A team of researchers from Duke University developed a unique approach to multicolor holography in order to provide enhanced 3-D color displays with easier device and accessories.
The researchers encoded a multicolor image onto a 300-by-300 micron hologram in a 2-D waveguide structure, which is an extremely thin structure that guides light. The new discovery is set to revolutionize the computer-generated hologram system. The findings were published in Optica, The Optical Society’s journal in January 2019 issue.
Daniel L. Marks, a member of the research team, said: “The hologram could be embossed directly onto the lenses of augmented reality glasses to project an image directly into the pupil of the eye without requiring any bulky lenses, beam splitters, or prisms.
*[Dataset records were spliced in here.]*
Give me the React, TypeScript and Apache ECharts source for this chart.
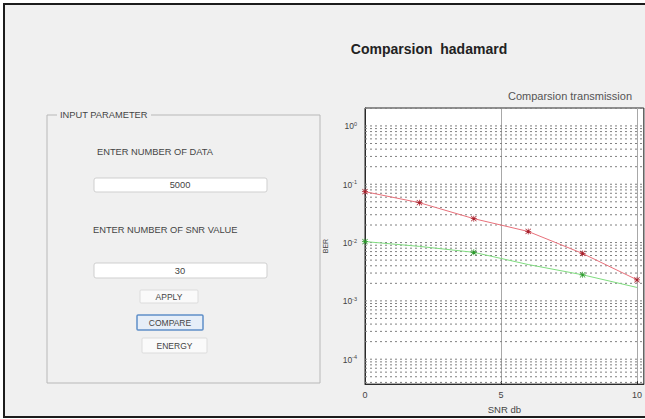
import React, { useEffect, useRef } from "react";
import * as echarts from "echarts";

// ---- data ----
const snrRed = [0, 2, 4, 6, 8, 10];
const berRed = [0.0745, 0.0483, 0.0257, 0.0155, 0.0065, 0.0023];
const snrGreen = [0, 2, 4, 6, 8, 10];
const berGreen = [0.0104, 0.0086, 0.0068, 0.0042, 0.0028, 0.0017];
const greenMarked = [true, false, true, false, true, false];
const decades = [-5, -4, -3, -2, -1, 0];
const minorFactors = [1, 2, 3, 4, 5, 6, 7, 8, 9];
const yMin = 3.74e-5;
const yMax = 2.03;
const xMin = 0;
const xMax = 10.25;

const titleText = "Comparsion  hadamard";
const axesTitle = "Comparsion transmission";
const xName = "SNR db";
const yName = "BER";
const panelTitle = "INPUT PARAMETER";
const label1 = "ENTER NUMBER OF DATA";
const value1 = "5000";
const label2 = "ENTER NUMBER OF SNR VALUE";
const value2 = "30";
const buttons = ["APPLY", "COMPARE", "ENERGY"];

const FONT = "Liberation Sans, Arial, sans-serif";
const ASTERISK =
  "path://M0,4.4h10v1.2h-10z M4.4,0h1.2v10h-1.2z M1,0.2L9.8,9L9,9.8L0.2,1z M9,0.2L9.8,1L1,9.8L0.2,9z";

function txt(text: string, x: number, y: number, extra: any = {}) {
  return {
    type: "text",
    x,
    y,
    style: {
      text,
      fontSize: 9.3,
      fontFamily: FONT,
      fill: "#444",
      align: "center",
      textAlign: "center",
      verticalAlign: "middle",
      textVerticalAlign: "middle",
      ...extra,
    },
  };
}

export default function App() {
  const ref = useRef<HTMLDivElement>(null);
  useEffect(() => {
    if (!ref.current) return;
    const chart = echarts.init(ref.current, null, { renderer: "svg" });

    const gridValues: number[] = [];
    decades.forEach((d) =>
      minorFactors.forEach((f) => {
        const v = f * Math.pow(10, d);
        if (v > yMin && v < yMax) gridValues.push(v);
      })
    );

    const btnY = [290, 315, 338];
    const btnX = [140, 137, 142];
    const btnW = [58, 66, 65];
    const btnH = [13, 15, 15];

    const graphic: any[] = [
      {
        type: "rect",
        z: -100,
        shape: { x: 4, y: 4, width: 700, height: 413 },
        style: { fill: "#f0f0f0", stroke: "#1c1c1c", lineWidth: 2 },
      },
      txt(titleText, 429, 49, { fontSize: 14, fontWeight: "bold", fill: "#222" }),
      txt(axesTitle, 570, 96, { fontSize: 11, fill: "#555" }),
      // panel
      {
        type: "rect",
        shape: { x: 47, y: 115, width: 273, height: 268 },
        style: { fill: "none", stroke: "#b8b8b8", lineWidth: 1 },
      },
      {
        type: "rect",
        shape: { x: 57, y: 110, width: 94, height: 10 },
        style: { fill: "#f0f0f0" },
      },
      txt(panelTitle, 60, 115, { align: "left", textAlign: "left" }),
      txt(label1, 97, 152, { align: "left", textAlign: "left" }),
      {
        type: "rect",
        shape: { x: 94, y: 178, width: 173, height: 14, r: 2 },
        style: { fill: "#fff", stroke: "#cfcfcf", lineWidth: 1 },
      },
      txt(value1, 180, 185),
      txt(label2, 93, 230, { align: "left", textAlign: "left" }),
      {
        type: "rect",
        shape: { x: 94, y: 263, width: 173, height: 15, r: 2 },
        style: { fill: "#fff", stroke: "#cfcfcf", lineWidth: 1 },
      },
      txt(value2, 180, 271),
    ];
    buttons.forEach((b, i) => {
      graphic.push({
        type: "rect",
        shape: { x: btnX[i], y: btnY[i], width: btnW[i], height: btnH[i], r: 1 },
        style: {
          fill: i === 1 ? "#e6eef8" : "#fafafa",
          stroke: i === 1 ? "#5f8fc8" : "#dcdcdc",
          lineWidth: i === 1 ? 1.5 : 1,
        },
      });
      graphic.push(txt(b, btnX[i] + btnW[i] / 2, btnY[i] + btnH[i] / 2, { fontSize: 8.5 }));
    });

    const option: any = {
      animation: false,
      backgroundColor: "#ffffff",
      graphic,
      grid: {
        left: 365,
        top: 108,
        width: 282,
        height: 277,
        show: true,
        backgroundColor: "#ffffff",
        borderColor: "#2a2a2a",
        borderWidth: 1,
      },
      xAxis: {
        type: "value",
        min: xMin,
        max: xMax,
        interval: 5,
        name: xName,
        nameLocation: "middle",
        nameGap: 18,
        nameTextStyle: { fontSize: 9.5, color: "#444", fontFamily: FONT },
        axisLine: { show: true, lineStyle: { color: "#2a2a2a" } },
        axisTick: { show: true, inside: true, length: 3, lineStyle: { color: "#2a2a2a" } },
        axisLabel: {
          fontSize: 9,
          color: "#444",
          fontFamily: FONT,
          margin: 6,
          showMaxLabel: false,
        },
        splitLine: { show: true, lineStyle: { color: "#a8a8a8", width: 1 } },
      },
      yAxis: {
        type: "log",
        logBase: 10,
        min: yMin,
        max: yMax,
        name: yName,
        nameLocation: "middle",
        nameGap: 36,
        nameRotate: 90,
        nameTextStyle: { fontSize: 7, color: "#444", fontFamily: FONT },
        axisLine: { show: true, lineStyle: { color: "#2a2a2a" } },
        axisTick: { show: false },
        splitLine: { show: false },
        axisLabel: {
          showMinLabel: false,
          showMaxLabel: false,
          margin: 8,
          formatter: (v: number) => {
            const l = Math.log10(v);
            const e = Math.round(l);
            if (Math.abs(l - e) > 1e-6) return "";
            return "{b|10}{e|" + e + "}";
          },
          rich: {
            b: { fontSize: 8.5, color: "#444", fontFamily: FONT, verticalAlign: "bottom" },
            e: {
              fontSize: 5.5,
              color: "#444",
              fontFamily: FONT,
              verticalAlign: "top",
              padding: [0, 0, 4, 0],
            },
          },
        },
      },
      series: [
        {
          type: "custom",
          silent: true,
          z: 1,
          data: gridValues,
          encode: { y: 0 },
          renderItem: (params: any, api: any) => {
            const v = api.value(0);
            const p1 = api.coord([xMin, v]);
            const p2 = api.coord([xMax, v]);
            return {
              type: "line",
              shape: { x1: p1[0], y1: p1[1], x2: p2[0], y2: p2[1] },
              style: { stroke: "#808080", lineWidth: 1, lineDash: [2, 3] },
            };
          },
        },
        {
          type: "line",
          data: snrRed.map((x, i) => [x, berRed[i]]),
          symbol: ASTERISK,
          symbolSize: 6,
          lineStyle: { color: "#e8707a", width: 1 },
          itemStyle: { color: "#a8202c" },
          z: 5,
        },
        {
          type: "line",
          data: snrGreen.map((x, i) => ({
            value: [x, berGreen[i]],
            symbol: greenMarked[i] ? ASTERISK : "none",
          })),
          symbol: ASTERISK,
          symbolSize: 6,
          lineStyle: { color: "#7fdc7f", width: 1 },
          itemStyle: { color: "#2c9a2c" },
          z: 5,
        },
      ],
    };
    chart.setOption(option);
    return () => chart.dispose();
  }, []);
  return (
    <div
      ref={ref}
      style={{ position: "fixed", left: 0, top: 0, width: 645, height: 419 }}
    />
  );
}
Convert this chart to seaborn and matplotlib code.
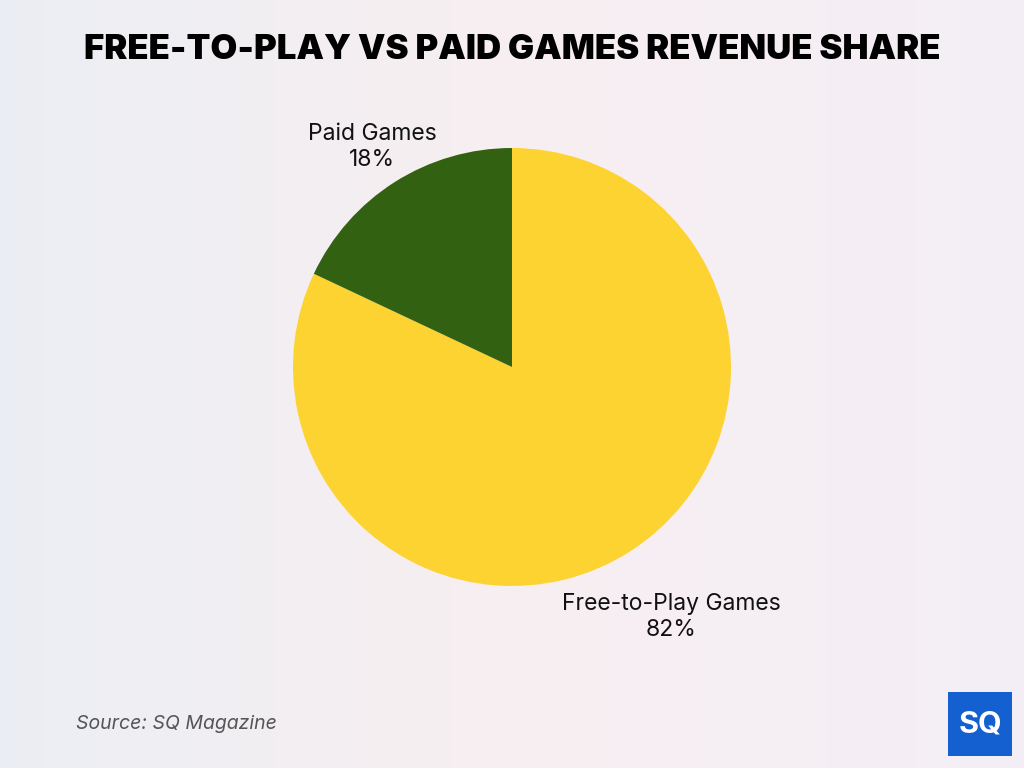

It could also be used to project a 3-D image from a smartphone onto a wall or nearby surface.”
The computer-generated hologram produces complex multicolor holographic images when the grating coupler is lit by the basic red, green, and blue light. The new method can easily be attuned with integrated photonics technology, which will enable in the mass production of the holographic devices.
The team demonstrated the working potential of the new technique, which is based on computer-generated holograms. They showed that computer-generated holography generates interference patterns digitally whereas the conventional techniques relied on a physical object and laser beams to produce the required interference pattern for holographic image.
They fabricated a series of fringes and a binary hologram in a waveguide made of a light-sensitive material known as photoresist in order to obtain high-resolution 3-D images.